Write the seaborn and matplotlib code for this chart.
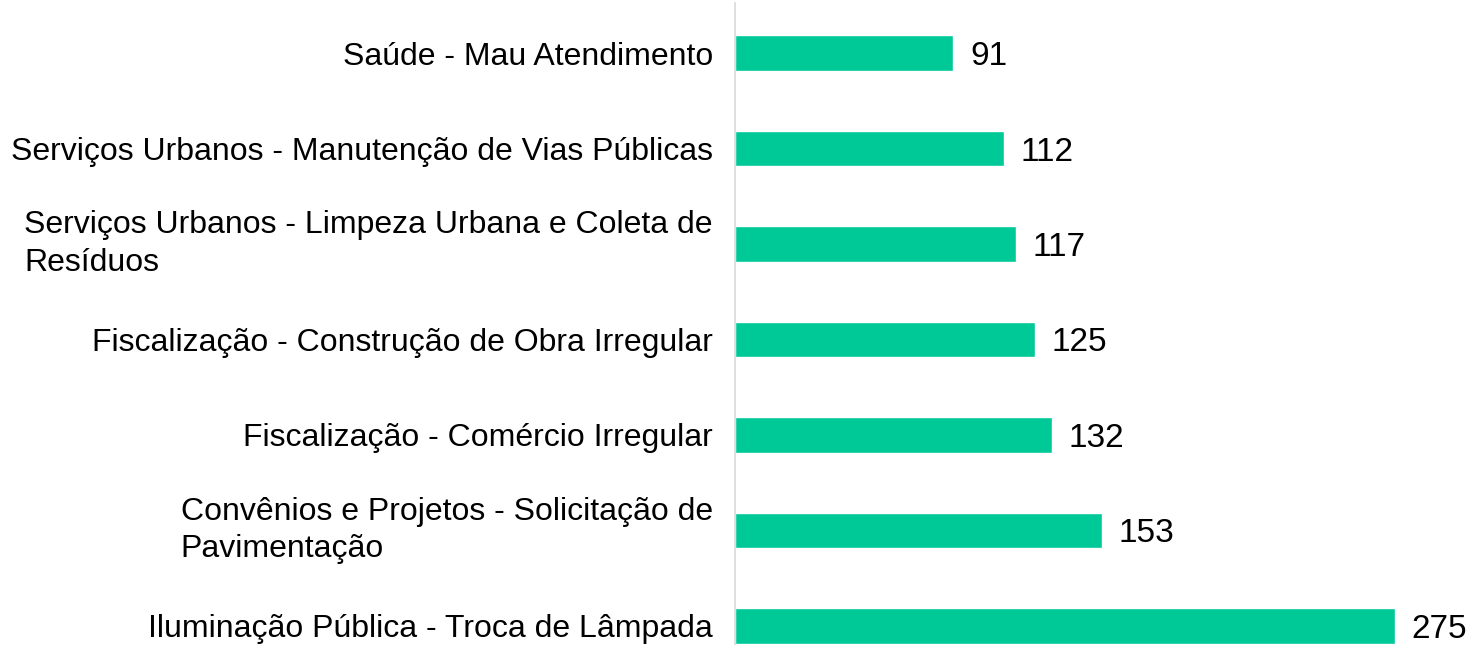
import matplotlib
matplotlib.use("Agg")
import matplotlib.pyplot as plt
import seaborn as sns
import pandas as pd

categories = [
    "Saúde - Mau Atendimento",
    "Serviços Urbanos - Manutenção de Vias Públicas",
    "Serviços Urbanos - Limpeza Urbana e Coleta de\nResíduos",
    "Fiscalização - Construção de Obra Irregular",
    "Fiscalização - Comércio Irregular",
    "Convênios e Projetos - Solicitação de\nPavimentação",
    "Iluminação Pública - Troca de Lâmpada",
]
values = [91, 112, 117, 125, 132, 153, 275]

df = pd.DataFrame({"categoria": categories, "valor": values})

sns.set_theme(style="white")
plt.rcParams["font.family"] = ["Liberation Sans", "DejaVu Sans"]

fig = plt.figure(figsize=(14.7, 6.45), dpi=100)
ax = fig.add_axes([0.5, 0.0, 0.5, 1 - 3 / 645])

sns.barplot(data=df, x="valor", y="categoria", orient="h", color="#00C998",
            width=0.37, ax=ax, saturation=1)

ax.set_xlim(0, 735 / 2.4)
ax.set_ylim(6.2, -0.524)
ax.set_xlabel("")
ax.set_ylabel("")
ax.set_xticks([])
for s in ["top", "right", "bottom"]:
    ax.spines[s].set_visible(False)
ax.spines["left"].set_color("#d9d9d9")
ax.spines["left"].set_linewidth(1.2)

ax.tick_params(axis="y", length=0, pad=16, labelsize=23, labelcolor="#000000")
for lbl in ax.get_yticklabels():
    lbl.set_multialignment("left")
    lbl.set_linespacing(1.32)
    if "\n" in lbl.get_text():
        lbl.set_verticalalignment("center")
    else:
        lbl.set_verticalalignment("center_baseline")

for c in ax.containers:
    texts = ax.bar_label(c, padding=12, fontsize=24, color="#000000")
    for t in texts:
        t.set_verticalalignment("center_baseline")

fig.savefig("out.png", dpi=100)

INSTRUCTION | Every line above should be returned word for word, with the pictures left behind.

SOLUTION FOR THIS EXERCISE |
Write the seaborn and matplotlib code for this chart.
import matplotlib
matplotlib.use("Agg")
import matplotlib.pyplot as plt
import seaborn as sns
import pandas as pd

categories = [
    "Saúde - Mau Atendimento",
    "Serviços Urbanos - Manutenção de Vias Públicas",
    "Serviços Urbanos - Limpeza Urbana e Coleta de\nResíduos",
    "Fiscalização - Construção de Obra Irregular",
    "Fiscalização - Comércio Irregular",
    "Convênios e Projetos - Solicitação de\nPavimentação",
    "Iluminação Pública - Troca de Lâmpada",
]
values = [91, 112, 117, 125, 132, 153, 275]

df = pd.DataFrame({"categoria": categories, "valor": values})

sns.set_theme(style="white")
plt.rcParams["font.family"] = ["Liberation Sans", "DejaVu Sans"]

fig = plt.figure(figsize=(14.7, 6.45), dpi=100)
ax = fig.add_axes([0.5, 0.0, 0.5, 1 - 3 / 645])

sns.barplot(data=df, x="valor", y="categoria", orient="h", color="#00C998",
            width=0.37, ax=ax, saturation=1)

ax.set_xlim(0, 735 / 2.4)
ax.set_ylim(6.2, -0.524)
ax.set_xlabel("")
ax.set_ylabel("")
ax.set_xticks([])
for s in ["top", "right", "bottom"]:
    ax.spines[s].set_visible(False)
ax.spines["left"].set_color("#d9d9d9")
ax.spines["left"].set_linewidth(1.2)

ax.tick_params(axis="y", length=0, pad=16, labelsize=23, labelcolor="#000000")
for lbl in ax.get_yticklabels():
    lbl.set_multialignment("left")
    lbl.set_linespacing(1.32)
    if "\n" in lbl.get_text():
        lbl.set_verticalalignment("center")
    else:
        lbl.set_verticalalignment("center_baseline")

for c in ax.containers:
    texts = ax.bar_label(c, padding=12, fontsize=24, color="#000000")
    for t in texts:
        t.set_verticalalignment("center_baseline")

fig.savefig("out.png", dpi=100)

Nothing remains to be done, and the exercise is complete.